Sur le troisième point, j’avais présent à l’esprit l’analyse de Catherine Kintzler sur le premier arrêt de la Cour de Cassation dans l’affaire Baby Loup en ces termes : « L’état actuel du droit ne montre pas qu’à la liberté qu’un « croyant ait la possibilité de faire valoir sa foi publiquement,(…) qu’il puisse fonder une entreprise confessionnelle » existe pour les citoyens le « même droit symétrique de faire valoir la neutralité (laquelle n’exclut personne) dans leurs entreprises privées ».Cette situation est critiquable car « Il y a là deux poids et deux mesures qui me semblent contraires à l’égale liberté d’entreprendre et à l’égale liberté de conscience ».( http://www.mezetulle.net/article-affaire-baby-loup-discrimination-envers-les-laiques-et-les-non-croyants-116370411.html)

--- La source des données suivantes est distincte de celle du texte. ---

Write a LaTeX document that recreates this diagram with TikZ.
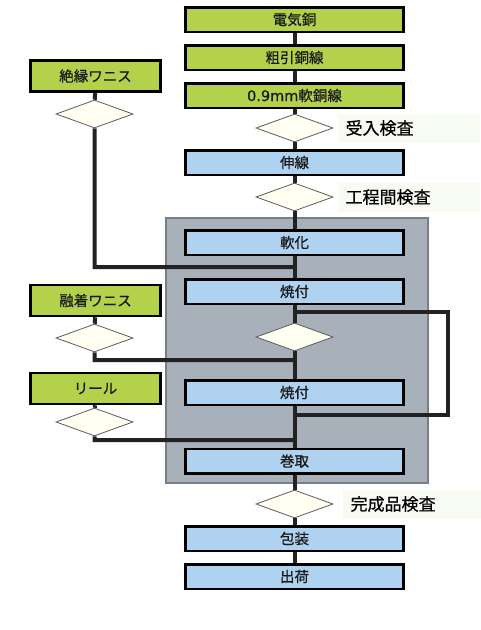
\documentclass[tikz,border=0pt]{standalone}
\usepackage{fontspec}
\setmainfont{Noto Sans CJK JP}[FakeBold=0.6]
\newfontfamily\numfont{DejaVu Sans}[FakeBold=0.4]
\usetikzlibrary{positioning,shapes.geometric,backgrounds}
\definecolor{boxgreen}{RGB}{179,209,75}
\definecolor{boxblue}{RGB}{174,210,240}
\definecolor{ovengray}{RGB}{168,176,186}
\definecolor{ovenedge}{RGB}{120,126,134}
\definecolor{checkfill}{RGB}{255,255,242}
\definecolor{checkedge}{RGB}{90,90,90}
\definecolor{labelfill}{RGB}{247,251,242}
\definecolor{flowline}{RGB}{34,34,34}

\begin{document}
\begin{tikzpicture}[x=1pt,y=-1pt,
	main_box/.style={draw, line width=2.5pt, minimum width=218pt, minimum height=24.5pt, inner sep=0pt, text=black!90, font=\fontsize{14.5}{16}\selectfont},
	green_box/.style={main_box, fill=boxgreen},
	blue_box/.style={main_box, fill=boxblue},
	side_box/.style={green_box, minimum width=130pt, minimum height=31pt},
	check_node/.style={diamond, draw=checkedge, line width=0.8pt, fill=checkfill, minimum width=77pt, minimum height=28pt, inner sep=0pt},
	check_label/.style={fill=labelfill, text width=126pt, inner xsep=8pt, minimum height=29pt, align=left, font=\fontsize{17}{19}\selectfont},
	flow_line/.style={draw=flowline, line width=4pt},
	oven_style/.style={draw=ovenedge, line width=1.2pt, fill=ovengray, minimum width=262pt, minimum height=265pt}]
	\useasboundingbox (0,0) rectangle (480,630);
	% main line
	\node [green_box](copper_node) at (294.5,19.5) {電気銅};
	\node [green_box](rough_node) at (294.5,57.5) {粗引銅線};
	\node [green_box](soft_wire_node) at (294.5,95.5) {{\numfont 0.9mm}軟銅線};
	\node [check_node](check_in_node) at (294.5,128) {};
	\node [blue_box](drawing_node) at (294.5,162.5) {伸線};
	\node [check_node](check_proc_node) at (294.5,197) {};
	\node [blue_box](soften_node) at (294.5,242.5) {軟化};
	\node [blue_box](bake_a_node) at (294.5,291.5) {焼付};
	\node [check_node](check_mid_node) at (294.5,337) {};
	\node [blue_box](bake_b_node) at (294.5,392.5) {焼付};
	\node [blue_box](winding_node) at (294.5,461) {巻取};
	\node [check_node](check_final_node) at (294.5,504) {};
	\node [blue_box](packing_node) at (294.5,538.5) {包装};
	\node [blue_box](shipping_node) at (294.5,576.5) {出荷};
	% inspection labels
	\node [check_label, right=4pt of check_in_node](check_in_label) {受入検査};
	\node [check_label, right=4pt of check_proc_node](check_proc_label) {工程間検査};
	\node [check_label, right=9pt of check_final_node](check_final_label) {完成品検査};
	% materials
	\node [side_box](insul_node) at (95.5,76) {絶縁ワニス};
	\node [check_node](insul_check_node) at (94.5,114) {};
	\node [side_box](fusion_node) at (95.5,300.5) {融着ワニス};
	\node [check_node](fusion_check_node) at (94.5,338) {};
	\node [side_box](reel_node) at (95.5,388.5) {リール};
	\node [check_node](reel_check_node) at (94.5,422) {};
	\coordinate (insul_join) at (294.5,267);
	\coordinate (fusion_join) at (294.5,360);
	\coordinate (reel_join) at (294.5,440);
	\coordinate (loop_top) at (294.5,312);
	\coordinate (loop_side) at (448,312);
	\coordinate (loop_bot) at (294.5,415);
	\begin{scope}[on background layer]
		\node [oven_style](oven_box) at (297,350.5) {};
		\foreach \a/\b in {copper_node/rough_node, rough_node/soft_wire_node, soft_wire_node/check_in_node, check_in_node/drawing_node, drawing_node/check_proc_node, check_proc_node/soften_node, soften_node/bake_a_node, bake_a_node/check_mid_node, check_mid_node/bake_b_node, bake_b_node/winding_node, winding_node/check_final_node, check_final_node/packing_node, packing_node/shipping_node}
			\draw [flow_line] (\a) -- (\b);
		\draw [flow_line] (insul_node) -- (insul_check_node) |- (insul_join);
		\draw [flow_line] (fusion_node) -- (fusion_check_node) |- (fusion_join);
		\draw [flow_line] (reel_node) -- (reel_check_node) |- (reel_join);
		\draw [flow_line] (loop_top) -- (loop_side) |- (loop_bot);
	\end{scope}
\end{tikzpicture}
\end{document}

Commentant la décision de novembre 2013, la Gazette des Communes écrit (Cahier détaché n°2 -26/2276 -29 juin 2015 « Laïcité mémento à l’usage des élus et des collectivités ») : « L’application de la notion d’entreprise de tendance laïque revient à dénaturer le principe de laïcité. L’on aboutirait ainsi à faire de la laïcité une conviction qu’une entreprise serait libre d’afficher, alors même que la neutralité signifie non pas une tendance mais l’absence de tendance ». Puis la Gazette se félicite que la cour ait utilisé le critère de l’activité dans son arrêt d’assemblée en 2014 : « La cour a considéré que Baby Loup n’est pas une entreprise de conviction dans la mesure ou son activité n’est pas de promouvoir ou de défendre des convictions religieuses politiques ou philosophiques, mais de développer une action envers la petite enfance en milieu défavorisé et d’œuvrer pour l’insertion sociale et professionnelle des femmes, sans distinctions politiques et confessionnelles ».
Je suis d’accord avec l’idée que la laïcité n’est pas une tendance et il serait désastreux de confondre laïcité et défense des athées (formulation très pédagogique de Catherine kintzler : « on n’est pas laïque comme on est catholique, musulman, stoïcien, bouddhiste, etc. C’est le contraire : on peut être à la fois laïque et catholique, laïque et musulman, etc ». (http://www.mezetulle.net/article-23196913.html)
Pour autant je pose la question : faire référence dans le règlement intérieur d’une entreprise à la neutralité religieuse et à la laïcité ramène-t-elle celle-ci à une conviction comme une autre, au même rang qu’une conviction religieuse ? Je ne le pense pas et je ne suis pas d’accord pour déduire de cette « absence de tendance » que la laïcité ne peut pas être une conviction. Cette conviction est un contenant, un espace de liberté. Pourquoi ne serait-il pas possible pour une entreprise de faire valoir la neutralité des convictions et des croyances, par principe, de telle sorte que « la bonne marche de l’entreprise » échappe aux postures de circonstance, « subjectives et malaisées à contrôler » ?
C’était le sens que je voulais donner à la deuxième partie de ma lettre à Madame la Ministre.